Repeat every record below exactly, but leave out any pictures.

**Entries with chart source code**:
______

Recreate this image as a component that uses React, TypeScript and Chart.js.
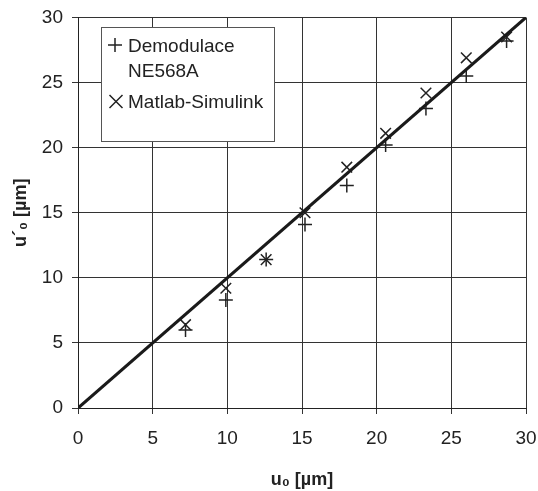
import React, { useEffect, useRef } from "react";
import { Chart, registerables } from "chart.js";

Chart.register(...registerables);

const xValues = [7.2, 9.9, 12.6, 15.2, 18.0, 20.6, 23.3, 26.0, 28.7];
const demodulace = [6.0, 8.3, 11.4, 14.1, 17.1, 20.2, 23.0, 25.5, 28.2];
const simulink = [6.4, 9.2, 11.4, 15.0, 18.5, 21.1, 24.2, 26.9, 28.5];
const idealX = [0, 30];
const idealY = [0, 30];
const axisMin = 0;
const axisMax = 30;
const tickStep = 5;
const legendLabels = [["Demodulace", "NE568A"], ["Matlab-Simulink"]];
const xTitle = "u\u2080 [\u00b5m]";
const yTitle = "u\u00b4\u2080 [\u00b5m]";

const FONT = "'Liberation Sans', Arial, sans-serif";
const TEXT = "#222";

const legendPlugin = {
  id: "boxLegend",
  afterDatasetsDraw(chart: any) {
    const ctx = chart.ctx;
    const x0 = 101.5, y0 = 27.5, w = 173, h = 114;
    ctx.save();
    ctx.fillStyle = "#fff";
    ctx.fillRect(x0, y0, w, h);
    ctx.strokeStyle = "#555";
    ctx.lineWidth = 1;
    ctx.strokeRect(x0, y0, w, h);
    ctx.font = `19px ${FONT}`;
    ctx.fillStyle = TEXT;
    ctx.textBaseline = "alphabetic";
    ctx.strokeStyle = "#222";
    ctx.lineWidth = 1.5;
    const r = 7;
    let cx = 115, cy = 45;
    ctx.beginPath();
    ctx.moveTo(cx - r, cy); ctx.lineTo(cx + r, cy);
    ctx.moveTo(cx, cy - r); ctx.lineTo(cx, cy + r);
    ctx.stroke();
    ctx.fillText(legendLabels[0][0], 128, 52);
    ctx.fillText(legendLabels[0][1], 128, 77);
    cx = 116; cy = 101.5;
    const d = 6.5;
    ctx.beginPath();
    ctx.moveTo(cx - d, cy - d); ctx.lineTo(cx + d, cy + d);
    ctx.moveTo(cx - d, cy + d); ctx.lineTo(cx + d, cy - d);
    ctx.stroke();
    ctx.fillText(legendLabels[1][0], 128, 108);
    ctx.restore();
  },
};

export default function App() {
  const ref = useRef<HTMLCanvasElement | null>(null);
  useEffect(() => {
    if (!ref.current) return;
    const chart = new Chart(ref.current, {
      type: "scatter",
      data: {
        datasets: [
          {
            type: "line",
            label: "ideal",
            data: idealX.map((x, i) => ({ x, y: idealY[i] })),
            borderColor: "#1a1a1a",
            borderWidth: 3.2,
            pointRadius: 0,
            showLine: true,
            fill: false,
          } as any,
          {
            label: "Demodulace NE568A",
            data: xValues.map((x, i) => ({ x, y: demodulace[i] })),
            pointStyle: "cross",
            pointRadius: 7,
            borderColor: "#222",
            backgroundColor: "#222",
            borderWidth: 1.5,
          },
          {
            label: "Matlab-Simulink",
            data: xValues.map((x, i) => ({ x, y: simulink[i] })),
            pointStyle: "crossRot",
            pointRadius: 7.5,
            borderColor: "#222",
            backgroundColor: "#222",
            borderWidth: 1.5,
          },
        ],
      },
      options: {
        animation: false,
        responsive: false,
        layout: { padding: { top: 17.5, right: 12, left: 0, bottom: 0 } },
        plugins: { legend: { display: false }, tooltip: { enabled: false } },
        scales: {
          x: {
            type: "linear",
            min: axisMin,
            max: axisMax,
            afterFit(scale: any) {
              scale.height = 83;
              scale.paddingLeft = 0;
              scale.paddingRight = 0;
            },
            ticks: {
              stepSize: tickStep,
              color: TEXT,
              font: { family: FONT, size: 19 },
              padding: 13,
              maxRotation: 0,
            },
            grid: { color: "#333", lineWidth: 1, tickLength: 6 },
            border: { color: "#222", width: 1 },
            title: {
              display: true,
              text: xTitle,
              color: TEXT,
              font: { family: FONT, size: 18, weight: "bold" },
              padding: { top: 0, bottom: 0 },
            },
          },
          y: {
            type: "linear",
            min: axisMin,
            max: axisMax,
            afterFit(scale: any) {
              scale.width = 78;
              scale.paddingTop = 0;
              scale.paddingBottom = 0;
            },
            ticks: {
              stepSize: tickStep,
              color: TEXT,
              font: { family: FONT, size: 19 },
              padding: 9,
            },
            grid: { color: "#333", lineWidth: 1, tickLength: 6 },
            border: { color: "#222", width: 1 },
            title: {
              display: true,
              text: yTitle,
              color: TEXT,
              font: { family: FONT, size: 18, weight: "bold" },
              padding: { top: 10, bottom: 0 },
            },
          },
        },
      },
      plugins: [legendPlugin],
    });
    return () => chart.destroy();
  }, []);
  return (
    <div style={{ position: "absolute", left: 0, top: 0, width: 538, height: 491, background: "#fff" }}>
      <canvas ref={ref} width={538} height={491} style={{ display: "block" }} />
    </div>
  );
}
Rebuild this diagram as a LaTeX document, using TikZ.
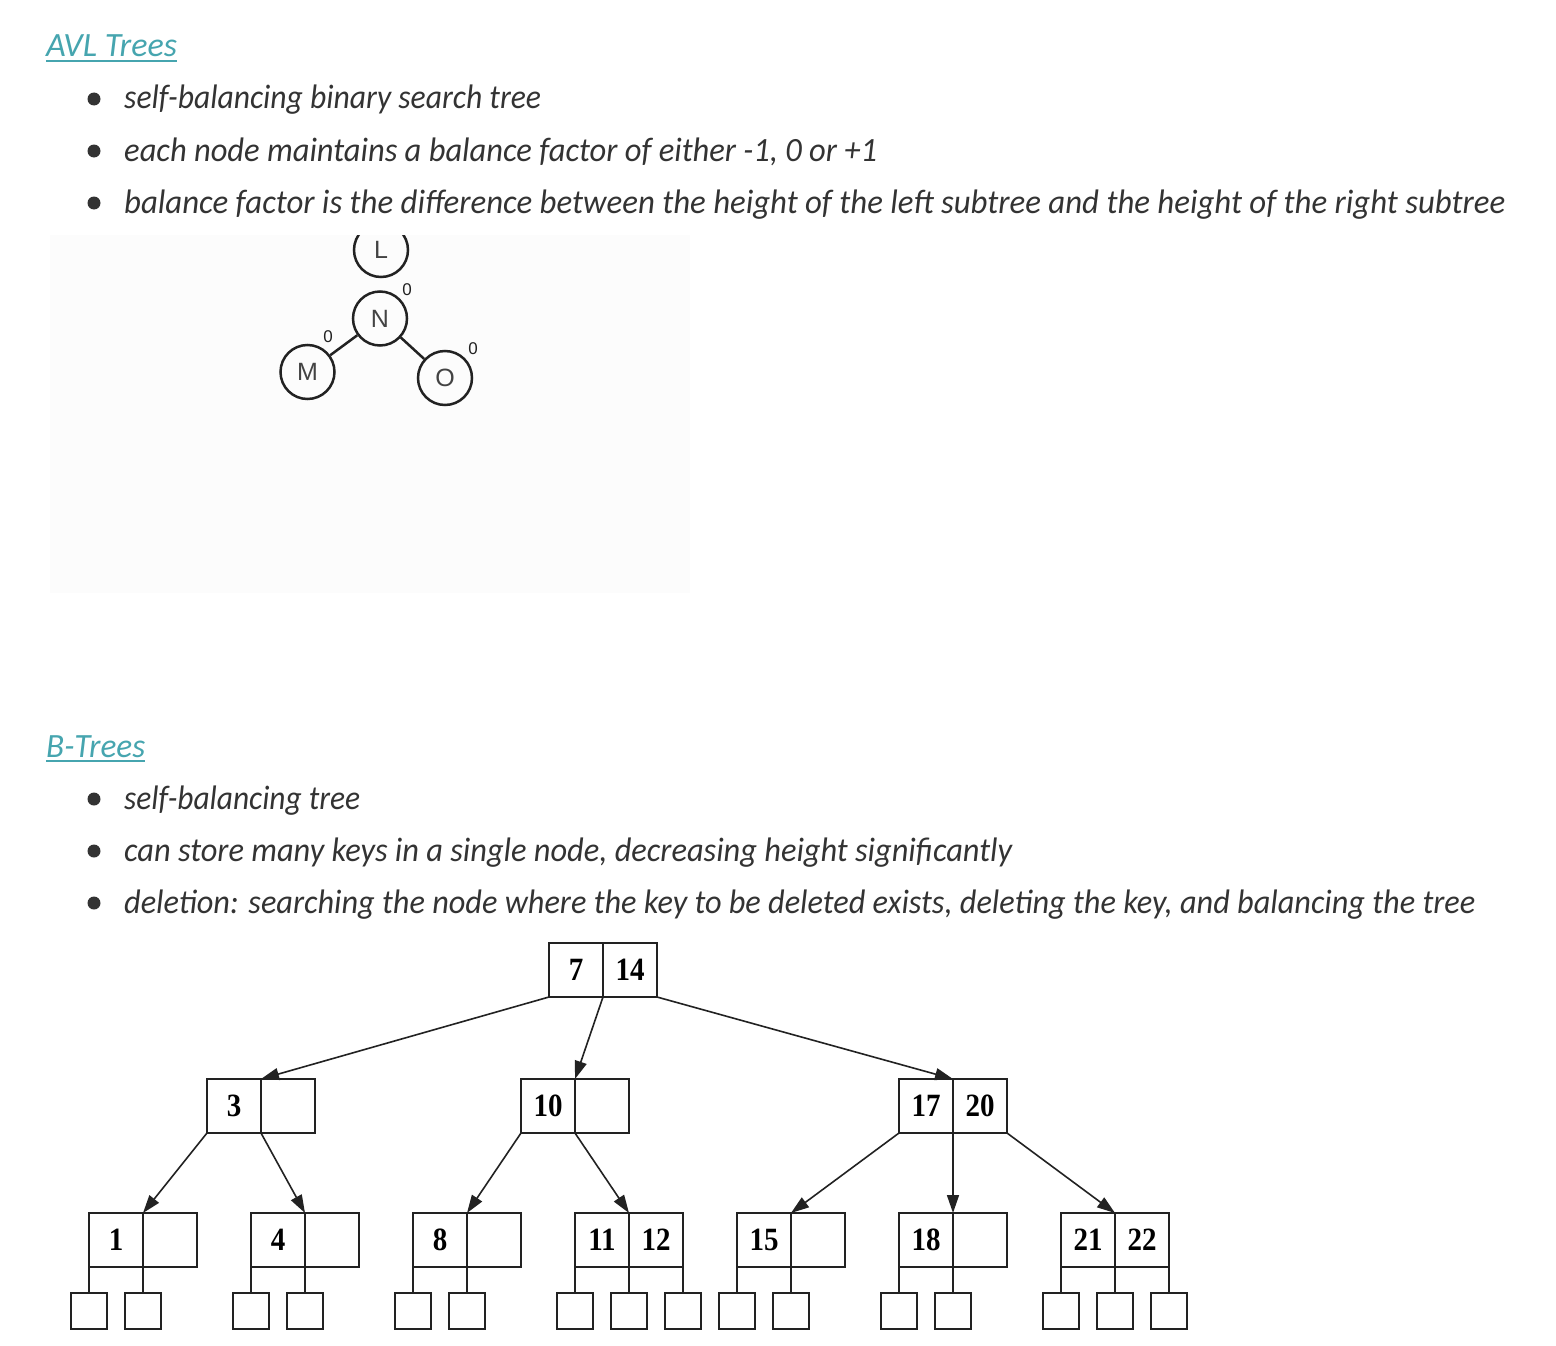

______

**COMPLETED EXERCISE**:
Recreate this image as a component that uses React, TypeScript and Chart.js.
import React, { useEffect, useRef } from "react";
import { Chart, registerables } from "chart.js";

Chart.register(...registerables);

const xValues = [7.2, 9.9, 12.6, 15.2, 18.0, 20.6, 23.3, 26.0, 28.7];
const demodulace = [6.0, 8.3, 11.4, 14.1, 17.1, 20.2, 23.0, 25.5, 28.2];
const simulink = [6.4, 9.2, 11.4, 15.0, 18.5, 21.1, 24.2, 26.9, 28.5];
const idealX = [0, 30];
const idealY = [0, 30];
const axisMin = 0;
const axisMax = 30;
const tickStep = 5;
const legendLabels = [["Demodulace", "NE568A"], ["Matlab-Simulink"]];
const xTitle = "u\u2080 [\u00b5m]";
const yTitle = "u\u00b4\u2080 [\u00b5m]";

const FONT = "'Liberation Sans', Arial, sans-serif";
const TEXT = "#222";

const legendPlugin = {
  id: "boxLegend",
  afterDatasetsDraw(chart: any) {
    const ctx = chart.ctx;
    const x0 = 101.5, y0 = 27.5, w = 173, h = 114;
    ctx.save();
    ctx.fillStyle = "#fff";
    ctx.fillRect(x0, y0, w, h);
    ctx.strokeStyle = "#555";
    ctx.lineWidth = 1;
    ctx.strokeRect(x0, y0, w, h);
    ctx.font = `19px ${FONT}`;
    ctx.fillStyle = TEXT;
    ctx.textBaseline = "alphabetic";
    ctx.strokeStyle = "#222";
    ctx.lineWidth = 1.5;
    const r = 7;
    let cx = 115, cy = 45;
    ctx.beginPath();
    ctx.moveTo(cx - r, cy); ctx.lineTo(cx + r, cy);
    ctx.moveTo(cx, cy - r); ctx.lineTo(cx, cy + r);
    ctx.stroke();
    ctx.fillText(legendLabels[0][0], 128, 52);
    ctx.fillText(legendLabels[0][1], 128, 77);
    cx = 116; cy = 101.5;
    const d = 6.5;
    ctx.beginPath();
    ctx.moveTo(cx - d, cy - d); ctx.lineTo(cx + d, cy + d);
    ctx.moveTo(cx - d, cy + d); ctx.lineTo(cx + d, cy - d);
    ctx.stroke();
    ctx.fillText(legendLabels[1][0], 128, 108);
    ctx.restore();
  },
};

export default function App() {
  const ref = useRef<HTMLCanvasElement | null>(null);
  useEffect(() => {
    if (!ref.current) return;
    const chart = new Chart(ref.current, {
      type: "scatter",
      data: {
        datasets: [
          {
            type: "line",
            label: "ideal",
            data: idealX.map((x, i) => ({ x, y: idealY[i] })),
            borderColor: "#1a1a1a",
            borderWidth: 3.2,
            pointRadius: 0,
            showLine: true,
            fill: false,
          } as any,
          {
            label: "Demodulace NE568A",
            data: xValues.map((x, i) => ({ x, y: demodulace[i] })),
            pointStyle: "cross",
            pointRadius: 7,
            borderColor: "#222",
            backgroundColor: "#222",
            borderWidth: 1.5,
          },
          {
            label: "Matlab-Simulink",
            data: xValues.map((x, i) => ({ x, y: simulink[i] })),
            pointStyle: "crossRot",
            pointRadius: 7.5,
            borderColor: "#222",
            backgroundColor: "#222",
            borderWidth: 1.5,
          },
        ],
      },
      options: {
        animation: false,
        responsive: false,
        layout: { padding: { top: 17.5, right: 12, left: 0, bottom: 0 } },
        plugins: { legend: { display: false }, tooltip: { enabled: false } },
        scales: {
          x: {
            type: "linear",
            min: axisMin,
            max: axisMax,
            afterFit(scale: any) {
              scale.height = 83;
              scale.paddingLeft = 0;
              scale.paddingRight = 0;
            },
            ticks: {
              stepSize: tickStep,
              color: TEXT,
              font: { family: FONT, size: 19 },
              padding: 13,
              maxRotation: 0,
            },
            grid: { color: "#333", lineWidth: 1, tickLength: 6 },
            border: { color: "#222", width: 1 },
            title: {
              display: true,
              text: xTitle,
              color: TEXT,
              font: { family: FONT, size: 18, weight: "bold" },
              padding: { top: 0, bottom: 0 },
            },
          },
          y: {
            type: "linear",
            min: axisMin,
            max: axisMax,
            afterFit(scale: any) {
              scale.width = 78;
              scale.paddingTop = 0;
              scale.paddingBottom = 0;
            },
            ticks: {
              stepSize: tickStep,
              color: TEXT,
              font: { family: FONT, size: 19 },
              padding: 9,
            },
            grid: { color: "#333", lineWidth: 1, tickLength: 6 },
            border: { color: "#222", width: 1 },
            title: {
              display: true,
              text: yTitle,
              color: TEXT,
              font: { family: FONT, size: 18, weight: "bold" },
              padding: { top: 10, bottom: 0 },
            },
          },
        },
      },
      plugins: [legendPlugin],
    });
    return () => chart.destroy();
  }, []);
  return (
    <div style={{ position: "absolute", left: 0, top: 0, width: 538, height: 491, background: "#fff" }}>
      <canvas ref={ref} width={538} height={491} style={{ display: "block" }} />
    </div>
  );
}
Rebuild this diagram as a LaTeX document, using TikZ.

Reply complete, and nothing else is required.